In 1989 the castle was converted into a hotel, the guest of which have reported numerous supernatural occurrences.
The hotel is reportedly haunted by the ghost of a young girl called Emily. Thought to be a friendly spirit that causes those who see her to feel a wave of calm, she’s often described as wearing a Victorian style dress, and having long brown hair. The story goes that Emily was a castle employee that fell hopelessly in love with a Bishop she was having an affair with. After becoming pregnant and being rejected by her lover, she climbed the spiral staircases to the battlements and leapt, heartbroken, to her death. Visitors to the hotel have reported seeing her in various parts of the building, particularly the Hertsmonceux Room.
While Emily is, as mentioned before, a friendly spirit, there’s another ghost in the castle that may not be so friendly. Those that have ventured into the empty room above the portcullis have claimed to experience the intense feeling of having someone standing right behind them, watching them.
PRESTON MANOR, BRIGHTON
The former manor house of the ancient Sussex village of Preston, Preston Manor, which is now part of Brighton and Hove, has existed in one way or another for centuries, but its currently form dates mostly from 1738, when Thomas Weston had its original 13th century structure rebuilt. The manor has had countless owners over the years including the crown, the Diocese of Chichester and the Stanfords- reputedly the richest family in Sussex-, one of whom, Charles Thomas-Stanford, bequeathed the building to the Brighton Corporation who eventually made it a museum.
It’s possible that some of the owners of the manor may not have left, as the building has long been described as one of Britain’s most haunted buildings.
The most well known of the spirits reported to haunt the manor is The White Lady, or the Blonde Nun, who has been appearing to residents and visitors as far back as the 16th century. Most famously, the ghost was at one point seen by one of the Stanford family, the daughter of Eleanor Stanford, in 1896. The child claimed to have seen the ghost walking on a staircase but, when she tried to touch it, it disappeared. One of the child’s sisters saw the spirit afterwards and also saw two spectral men fighting on a staircase on the building’s southwest side.
The White Lady has been seen by numerous other people over the years, but no encounter is as memorable as that of a guest of the Standord family. The man claimed that the spirit spoke to him and revealed that she was a nun at the manor during its days as a monastery, who was excommunicated in the 1500s and later buried on unconsecrated land. Shortly after this, workmen uncovered the bones of a middle-aged woman, which were dated as being from the sixteenth century before being buried in the churchyard of the nearby St Peter’s church.

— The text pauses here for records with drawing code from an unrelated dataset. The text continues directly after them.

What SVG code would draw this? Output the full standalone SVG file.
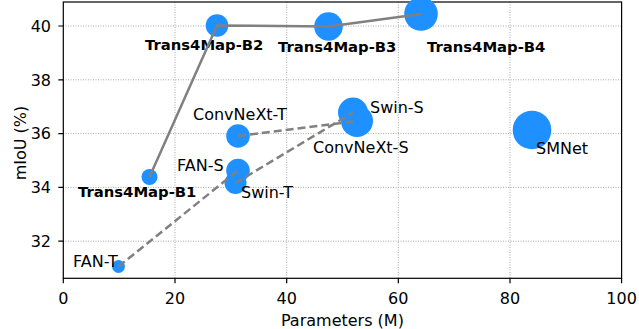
<svg xmlns="http://www.w3.org/2000/svg" width="639" height="329" viewBox="0 0 639 329">
<style>
text { font-family: "DejaVu Sans", "Liberation Sans", sans-serif; fill: #000; }
.ytick { font-size: 16px; text-anchor: end; }
.xtick { font-size: 16px; text-anchor: middle; }
.lbl { font-size: 16px; }
.bold { font-size: 14.8px; font-weight: bold; }
.grid { stroke: #a8a8a8; stroke-width: 1; stroke-dasharray: 1 1.5; fill: none; }
.pt { fill: #1e90ff; }
.solid { stroke: #808080; stroke-width: 2.5; fill: none; }
.dash { stroke: #808080; stroke-width: 2.5; fill: none; stroke-dasharray: 8 4; }
.spine { stroke: #000; stroke-width: 1.2; fill: none; }
</style>
<rect width="639" height="329" fill="#fff"/>
<g id="grid">
<line class="grid" x1="175" y1="2" x2="175" y2="278"/>
<line class="grid" x1="286.7" y1="2" x2="286.7" y2="278"/>
<line class="grid" x1="398.3" y1="2" x2="398.3" y2="278"/>
<line class="grid" x1="510" y1="2" x2="510" y2="278"/>
<line class="grid" x1="63" y1="26" x2="621.5" y2="26"/>
<line class="grid" x1="63" y1="79.8" x2="621.5" y2="79.8"/>
<line class="grid" x1="63" y1="133.6" x2="621.5" y2="133.6"/>
<line class="grid" x1="63" y1="187.4" x2="621.5" y2="187.4"/>
<line class="grid" x1="63" y1="241.2" x2="621.5" y2="241.2"/>
</g>
<g id="axes">
<rect class="spine" x="63.3" y="2" width="558.3" height="276.3"/>
<path class="spine" d="M63.3 278.3v5 M175 278.3v5 M286.7 278.3v5 M398.3 278.3v5 M510 278.3v5 M621.6 278.3v5 M63.3 26h-5 M63.3 79.8h-5 M63.3 133.6h-5 M63.3 187.4h-5 M63.3 241.2h-5"/>
<text class="xtick" x="63.3" y="304">0</text>
<text class="xtick" x="175" y="304">20</text>
<text class="xtick" x="286.7" y="304">40</text>
<text class="xtick" x="398.3" y="304">60</text>
<text class="xtick" x="510" y="304">80</text>
<text class="xtick" x="621.6" y="304">100</text>
<text class="ytick" x="51" y="31.8">40</text>
<text class="ytick" x="51" y="85.6">38</text>
<text class="ytick" x="51" y="139.4">36</text>
<text class="ytick" x="51" y="193.2">34</text>
<text class="ytick" x="51" y="247">32</text>
<text class="lbl" x="342.4" y="326" text-anchor="middle">Parameters (M)</text>
<text class="lbl" transform="translate(25.5 143) rotate(-90)" text-anchor="middle">mIoU (%)</text>
</g>
<g id="Trans4Map-B1"><circle class="pt" cx="149.5" cy="177" r="8"/><text class="bold" x="78" y="197">Trans4Map-B1</text></g>
<g id="Trans4Map-B2"><circle class="pt" cx="217" cy="25.5" r="11.3"/><text class="bold" x="145" y="50">Trans4Map-B2</text></g>
<g id="Trans4Map-B3"><circle class="pt" cx="328.5" cy="26.5" r="14.3"/><text class="bold" x="278" y="51.5">Trans4Map-B3</text></g>
<g id="Trans4Map-B4"><circle class="pt" cx="421" cy="14" r="16.8"/><text class="bold" x="427" y="51.5">Trans4Map-B4</text></g>
<g id="ConvNeXt-T"><circle class="pt" cx="238" cy="136" r="11.8"/><text class="lbl" x="193" y="120">ConvNeXt-T</text></g>
<g id="FAN-S"><circle class="pt" cx="238" cy="170.5" r="11.8"/><text class="lbl" x="177" y="171">FAN-S</text></g>
<g id="Swin-T"><circle class="pt" cx="235.5" cy="183" r="11"/><text class="lbl" x="241" y="198">Swin-T</text></g>
<g id="Swin-S"><circle class="pt" cx="353" cy="112.5" r="15"/><text class="lbl" x="370" y="113">Swin-S</text></g>
<g id="ConvNeXt-S"><circle class="pt" cx="357" cy="121" r="16"/><text class="lbl" x="313" y="153">ConvNeXt-S</text></g>
<g id="SMNet"><circle class="pt" cx="532" cy="130" r="19.3"/><text class="lbl" x="536" y="154">SMNet</text></g>
<g id="FAN-T"><circle class="pt" cx="118.5" cy="266.5" r="6.5"/><text class="lbl" x="73" y="267">FAN-T</text></g>
<g id="connectors">
<polyline class="solid" points="149.5,177 217,25.5 328.5,26.5 421,14"/>
<line class="dash" x1="118.5" y1="266.5" x2="238" y2="170.5"/>
<line class="dash" x1="235.5" y1="183" x2="353" y2="112.5"/>
<line class="dash" x1="238" y1="136" x2="357" y2="121"/>
</g>
</svg>
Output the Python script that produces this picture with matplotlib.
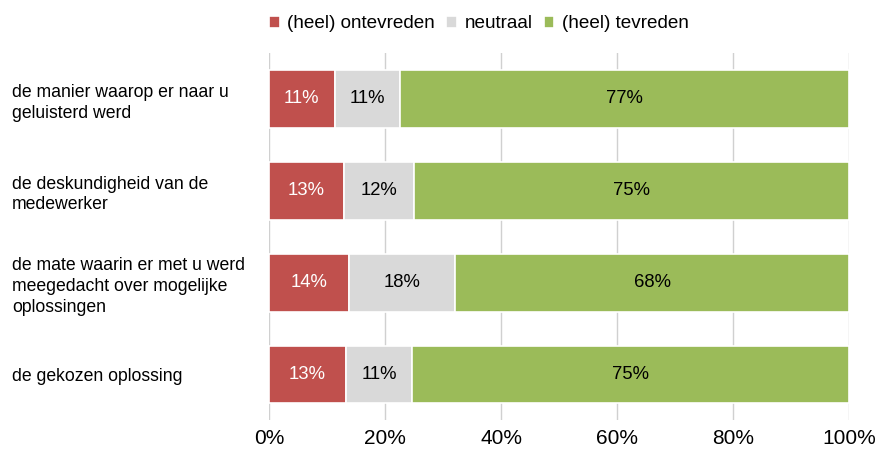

The ghost of a woman dressed in grey has also been seen. As has the spirit of a child playing with a toy tractor in the nursery.
Visitors to the manor have reported a number of other ghostly happenings over the years, including phantom hands moving up and down a four poster bed, strange noises, lights turning on and off for no reason, doors opening and closing, and dresses being cut.
PEVENSEY CASTLE, PEVENSEY
Pevensey Castle, or what’s left of it, is a medieval castle and Roman Saxon shore fort that was built way, way back in 290 AD. Known to the Romans as Anderitum, it’s thought that the fort may have been the base for a fleet called Classis Anderidaensis. Though the exact reasons for Anderitum’s construction are unclear, some historians believe that the fort was part of a defensive system put in place to guard again attacks from Saxon pirates. Another theory is that it was built by a force that wished to prevent the Romans from keeping a strong foothold in Britain.
Regardless of the reason behind its construction, the fort was eventually taken by a Saxon army that besieged it and massacred every Briton they found inside. After that attack in the late 5th century, it’s thought that the fort remained empty- save for occasionally being used as a vantage point over the English Channel- until the Norman invasion.
By the time William of Normandy and his armies came upon the fort it was all but a ruin. They built fortifications to strengthen the existing Roman walls, only to leave for the Battle of Hastings shortly after. Eventually, sometime in 1070s, a permanent Norman castle was built on the site. This was added to over the years, before finally worsening in its state and becoming ruinous due to neglect. During the Second World War the castle became a base for troops for some time.
One of the ghosts said to lurk around the castle is, you guessed it, a lady in white. She has been encountered numerous times over the years, the most famous incident of which was when she appeared to a group of people that were camping in a field near the castle. According to the campers, she passed along by them on her way to the castle. She appeared melancholy and lost, leading to some of the campers to follow her in concern of her well being. They stopped once they realised she wasn’t walking, but gliding.
Some say that the ghost is that of Lady Joan Pelham, wife of Sir John Pelham, whose husband took over the castle in 1394. Left behind when her husband was called away to fight a battle in the north, she was unwittingly left in charge when the castle was besieged by an invading army demanding it be surrendered in the name of King Richard II. Not knowing if she or her subjects would survive, Lady Joan paced the castle’s battlements daily until her husband returned. It is thought that she was left in such turmoil that her ghost still cannot leave its post.
Others insist that the ghost is in fact the wife of Henry IV, Queen Joan of Navarre. A mother to nine children, she was charged with witchcraft by a friar Randolph, and imprisoned in the custody of Sir John Pelham in 1419. She remained there for a year before being moved to Leeds Castle where she remained until Henry V finally felt some guilt for imprisoning his step mother.
Other ghosts seen at the castle include a black figure that was thought to be a living person before a dog ran right through it in pursuit of a stick, a Roman Centurion, and a drummer boy. A number of people have also claimed to be able to hear the unmistakable (or possibly very much mistakable in this case) sound of an army marching in full armour.
Paranormal investigations have suggested that the dungeon and the North Tower have sinister and unpleasant atmospheres. Orbs (dust particles to those with a brain) have also been spotted there. Imagine there being dust in a dungeon! The shock! The horror! Quick, someone call Ripley’s.